Bad Apple
When I was living in New Mexico with Mom & Stephen, I was in the kitchen of our Ojo Sarco home, making an apricot cobbler with my girlfriend of the time, Ana. The apricots were ripe & soft & saccharine. Delicious to eat raw, but we had to resist, so we could make the cobbler — or was it a crisp? I didn’t know the difference then, and to be honest, as I write this 5-and-some-change years later, I still don’t. It didn’t matter anyway, cause the fruit was so delicous. The caterpillars thought so too, we found out. As we were pitting the apricots, we saw so many of them had one or two or sometimes three of them living in there, living off the sweet fruit, growing up into hearty New Mexico butterflies… or weavils or whatever; I don’t know what species of bug they were. As we worked through the apricots, we had to compost about half of everythin, there were so many with the little critters, but it was okay, cause we had a lot of apricots, about 3 or 4 gallons in all.
Ana & I were just in our honeymoon phase, and we spent a lot of time together like this, hanging out, working on something together & talking. I regret that now, I can remember so much about the apricots, the seasons, the sunsets, the winding mountain paths, and steep cliffs, with the many ofrendas dotting the shoulders, where unfortunate souls died on the road — often drunk driving, or high, too fast. We talked about that, too. She liked to drive fast, too. That had worried me.
She had been going to school to become a massage therapist, and besides anatomy, her studies included Eastern sprirituality — chakras, yoga, taiji, and nutrition. Sometimes, I’d help her with her anatomy homework. — No, really, I mean — We had a lot of "lab work," hands-on, you know, but I would help her to study the parts and properties of the human body: dorsal, superior, inferior, thoracic, pulmonary, cranial, etc… I’ve forgotten most of it now, but my brain is good at that sort of thing. — decomposing amorphic living things into distinct systems with functions and names, and I genuinely wanted her to succeed in school. The harsh New Mexico desert was unkind to those without an education, and she was smart and kind and I wanted to help her.

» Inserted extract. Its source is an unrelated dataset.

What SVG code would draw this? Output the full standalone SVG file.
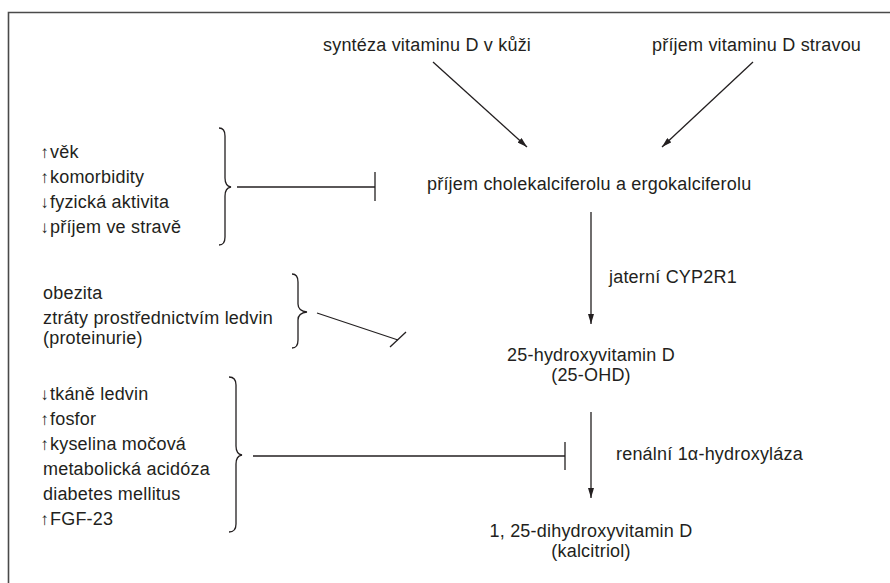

But today, we were making an apricot crisp. We were talking & shucking apricots. I think we had prepared enough of them and were now readying a baking dish and heating the oven. Mom walked in and started talking about… something. I don’t remember because she was chatty, so it must’ve been frivolous, and well, I was distracted… She was… eating the apricots — the unchecked ones, full of grubs. Just popping them into her mouth whole, and spitting the pits back into the bag, and gabbing at us the whole time. Ana and I looked at each other with the same look of horror and disgust, that Mom must have missed.
I looked back at Mom, "You know you…" I looked down at the bag, and the apricot in her hands.
"What?"
"There are bugs in all of those," Ana and I said together.
"Ehh, so what?" She spat a pit into the bag, as she popped another fruit into her mouth, "It’s protein!"